WPSU

Tuesday, May 24, 2011

Canal Boats Along the Mohawk

On Monday, Erie Locks 2 through 16 re-opened, and SlowBoat was cruising once again.  Under gray skies we churned along, traveling 36 miles and transiting 6 different locks over the course of the day.

We picked up a nifty little brochure about canal history when we entered the canal system at Waterford, and in between shifts at the tiller I read it cover to cover.  The author, state engineer Roy Finch, wrote the pamphlet in 1925 to celebrate the 100th anniversary of the Erie Canal.

The canal we're traveling today is quite different from "Clinton's Ditch," the 1825 original, which was a mere 4 feet deep and 40 feet wide.  That canal was designed for boats carrying loads of 30 tons.  (To put it in perspective, Dragonfly weighs about 14 tons.)

The Erie was an immediate success, and in 1834 the State started working to enlarge it, so it could handle more and bigger boats. By 1862, the canal was 7 feet deep and could handle boats carrying 240 tons.

What did the canal look like back then? Toward the end of the day, we cleared lock 12 and docked in the town of Fort Hunter for a quick bike ride to Schoharie Crossing State Historic Site, where you can see the structure that, after the first canal enlargement, was called Lock 28, or the "Yankee Hill" lock.  Check our Facebook photoessay HERE.



Views along the Mohawk
In 1903 New York started work on a second enlargement of the canal, creating what was called the New York State Barge Canal. It was completed in 1918.  The faintly military-style buildings we see at the locks today--the square, white locktender's offices and the "powerhouses" (literally, houses for the generators that once powered the locks)--date to this period.
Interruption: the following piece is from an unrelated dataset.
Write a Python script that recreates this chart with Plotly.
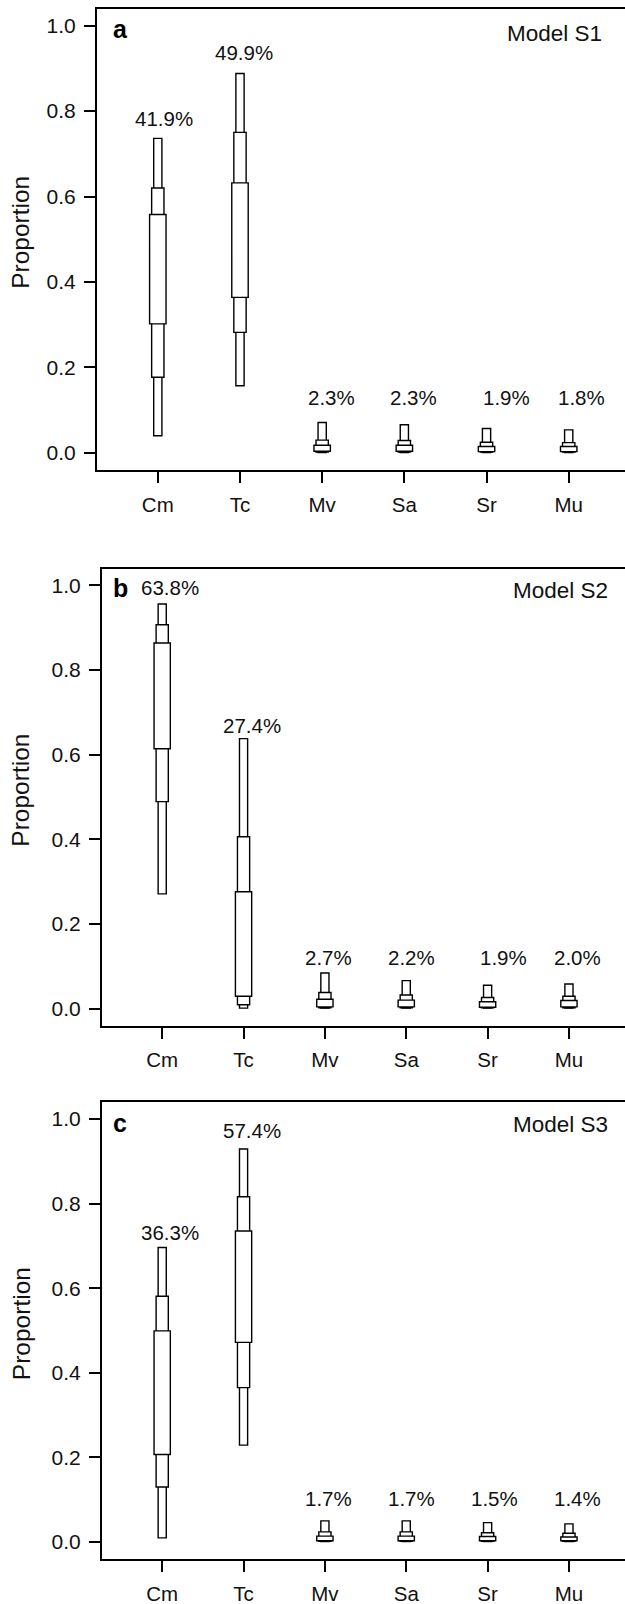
import plotly.graph_objects as go

# ---------------- data ----------------
categories = ["Cm", "Tc", "Mv", "Sa", "Sr", "Mu"]
models = ["Model S1", "Model S2", "Model S3"]
panel_letters = ["a", "b", "c"]
y_ticks = [0.0, 0.2, 0.4, 0.6, 0.8, 1.0]

# Model S1 credible intervals (95%, 75%, 50%)
s1_lo95 = [0.040, 0.157, 0.001, 0.001, 0.001, 0.001]
s1_lo75 = [0.177, 0.282, 0.002, 0.002, 0.002, 0.002]
s1_lo50 = [0.302, 0.364, 0.004, 0.004, 0.003, 0.003]
s1_hi50 = [0.558, 0.632, 0.018, 0.018, 0.015, 0.015]
s1_hi75 = [0.620, 0.750, 0.030, 0.029, 0.025, 0.024]
s1_hi95 = [0.736, 0.888, 0.071, 0.066, 0.057, 0.054]
s1_pct = ["41.9%", "49.9%", "2.3%", "2.3%", "1.9%", "1.8%"]

# Model S2
s2_lo95 = [0.271, 0.001, 0.001, 0.001, 0.001, 0.001]
s2_lo75 = [0.489, 0.009, 0.002, 0.002, 0.002, 0.002]
s2_lo50 = [0.614, 0.029, 0.004, 0.004, 0.003, 0.004]
s2_hi50 = [0.864, 0.276, 0.022, 0.020, 0.016, 0.019]
s2_hi75 = [0.907, 0.406, 0.038, 0.032, 0.026, 0.029]
s2_hi95 = [0.956, 0.638, 0.084, 0.066, 0.055, 0.058]
s2_pct = ["63.8%", "27.4%", "2.7%", "2.2%", "1.9%", "2.0%"]

# Model S3
s3_lo95 = [0.010, 0.229, 0.001, 0.001, 0.001, 0.001]
s3_lo75 = [0.130, 0.365, 0.002, 0.002, 0.002, 0.002]
s3_lo50 = [0.207, 0.472, 0.003, 0.003, 0.003, 0.003]
s3_hi50 = [0.499, 0.735, 0.014, 0.014, 0.013, 0.012]
s3_hi75 = [0.581, 0.816, 0.024, 0.024, 0.022, 0.021]
s3_hi95 = [0.696, 0.929, 0.050, 0.050, 0.046, 0.043]
s3_pct = ["36.3%", "57.4%", "1.7%", "1.7%", "1.5%", "1.4%"]

# ---------------- label placement (not data) ----------------
s1_pct_y = [0.783, 0.938, 0.130, 0.130, 0.130, 0.130]
s2_pct_y = [0.994, 0.669, 0.120, 0.120, 0.120, 0.120]
s3_pct_y = [0.732, 0.972, 0.103, 0.103, 0.103, 0.103]
s1_pct_dx = [0.075, 0.05, 0.11, 0.11, 0.24, 0.15]
s2_pct_dx = [0.09, 0.10, 0.045, 0.07, 0.20, 0.10]
s3_pct_dx = [0.09, 0.10, 0.045, 0.07, 0.09, 0.10]

panels = [
    dict(lo95=s1_lo95, lo75=s1_lo75, lo50=s1_lo50, hi50=s1_hi50, hi75=s1_hi75, hi95=s1_hi95,
         pct=s1_pct, pct_y=s1_pct_y, pct_dx=s1_pct_dx),
    dict(lo95=s2_lo95, lo75=s2_lo75, lo50=s2_lo50, hi50=s2_hi50, hi75=s2_hi75, hi95=s2_hi95,
         pct=s2_pct, pct_y=s2_pct_y, pct_dx=s2_pct_dx),
    dict(lo95=s3_lo95, lo75=s3_lo75, lo50=s3_lo50, hi50=s3_hi50, hi75=s3_hi75, hi95=s3_hi95,
         pct=s3_pct, pct_y=s3_pct_y, pct_dx=s3_pct_dx),
]

W, H = 625, 1604
FONT = "Liberation Sans, Arial, sans-serif"
TXT = "#111111"

# pixel frames (left, top, bottom) for each panel; right edge runs past the page
frames = [(97, 8.5, 470), (102, 568.5, 1025.5), (102, 1102, 1559)]
x_ranges = [[0.26, 6.685], [0.26, 6.689], [0.26, 6.689]]
model_right = [604, 610, 610]
model_y = [0.982, 0.988, 0.988]
letter_y = [0.992, 0.993, 0.99]

fig = go.Figure()
layout = dict(
    width=W, height=H, margin=dict(l=0, r=0, t=0, b=0),
    paper_bgcolor="white", plot_bgcolor="white",
    barmode="overlay", showlegend=False,
    font=dict(family=FONT, size=20, color=TXT),
)
annotations = []
xpos = list(range(1, len(categories) + 1))
widths = [0.10, 0.15, 0.20]

for i, p in enumerate(panels):
    sfx = "" if i == 0 else str(i + 1)
    xa, ya = "x" + sfx, "y" + sfx
    left, top, bottom = frames[i]
    for (lo, hi), w in zip([(p["lo95"], p["hi95"]), (p["lo75"], p["hi75"]), (p["lo50"], p["hi50"])], widths):
        fig.add_trace(go.Bar(
            x=xpos, y=[h - l for l, h in zip(lo, hi)], base=lo, width=w,
            marker=dict(color="white", line=dict(color="black", width=1.4)),
            xaxis=xa, yaxis=ya, hoverinfo="skip",
        ))
    layout["xaxis" + sfx] = dict(
        domain=[left / W, 1.0], range=x_ranges[i], anchor=ya,
        tickvals=xpos, ticktext=categories, ticks="outside", ticklen=11,
        tickwidth=1.5, tickcolor="black", showline=True, linecolor="black",
        linewidth=2, mirror=True, showgrid=False, zeroline=False,
        ticklabelstandoff=4, tickfont=dict(size=20.5, color=TXT, family=FONT),
    )
    layout["yaxis" + sfx] = dict(
        domain=[1 - bottom / H, 1 - top / H], range=[-0.04, 1.04], anchor=xa,
        tickvals=y_ticks, tickformat=".1f", ticks="outside", ticklen=11,
        tickwidth=1.5, tickcolor="black", showline=True, linecolor="black",
        linewidth=2, mirror=False, showgrid=False, zeroline=False,
        ticklabelstandoff=4, tickfont=dict(size=21, color=TXT, family=FONT),
    )
    # percentage labels
    for k in range(len(categories)):
        annotations.append(dict(
            x=xpos[k] + p["pct_dx"][k], y=p["pct_y"][k], xref=xa, yref=ya,
            text=p["pct"][k], showarrow=False, xanchor="center", yanchor="middle",
            font=dict(size=20.5, color=TXT, family=FONT),
        ))
    # panel letter
    annotations.append(dict(
        x=120 / W, y=letter_y[i], xref="paper", yref=ya, text="<b>%s</b>" % panel_letters[i],
        showarrow=False, xanchor="center", yanchor="middle",
        font=dict(size=25, color="black", family=FONT),
    ))
    # model name
    annotations.append(dict(
        x=model_right[i] / W, y=model_y[i], xref="paper", yref=ya, text=models[i],
        showarrow=False, xanchor="right", yanchor="middle",
        font=dict(size=22.5, color=TXT, family=FONT),
    ))
    # y axis title
    annotations.append(dict(
        x=21 / W, y=0.515, xref="paper", yref=ya, text="Proportion", textangle=-90,
        showarrow=False, xanchor="center", yanchor="middle",
        font=dict(size=24.5, color=TXT, family=FONT),
    ))

layout["annotations"] = annotations
fig.update_layout(**layout)
fig.write_html(
    "out.html",
    config={"displayModeBar": False},
    post_script="document.body.style.margin='0px'; document.body.style.overflow='hidden';",
)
In many places the barge canal followed a new route, along existing rivers. As Mr. Finch explains: "The system differs from the canals previously built in that the underlying idea has been to use the lowest watercourses in valleys wherever possible rather than to build an artificial channel on higher ground."

So we SAY we are on the Erie Canal,  but in fact, we're cruising the New York State Canal System.  Much of the original Erie is no longer navigable.

Now how about that song, "Got a mule, her name is Sal?"  You probably figured that song ALSO dates to the original Erie, that hogees (mule drivers) wearing overalls and straw hats sang the tune as they walked along sandy towpaths?

Sing it with me:  "I've got solar panels, and some wattage, pal! 15 miles on the Erie Canal . . ."
Wrong! "Fifteen Miles on the Erie Canal" was written in 1905, shortly after construction started on the Barge Canal. Mules were being replaced by engines, and the song was nostalgic.

When modern, solar-fueled electric motors replace old-fashioned diesel engines, will anyone write a sentimental song? I do know the perfect guy to do it:  Bruce Springsteen.  He does a great cover of the original Erie Canal song, AND he wrote all those odes to fast cars: "Born to Run," "Thunder Road."  Bruce!  Hit it!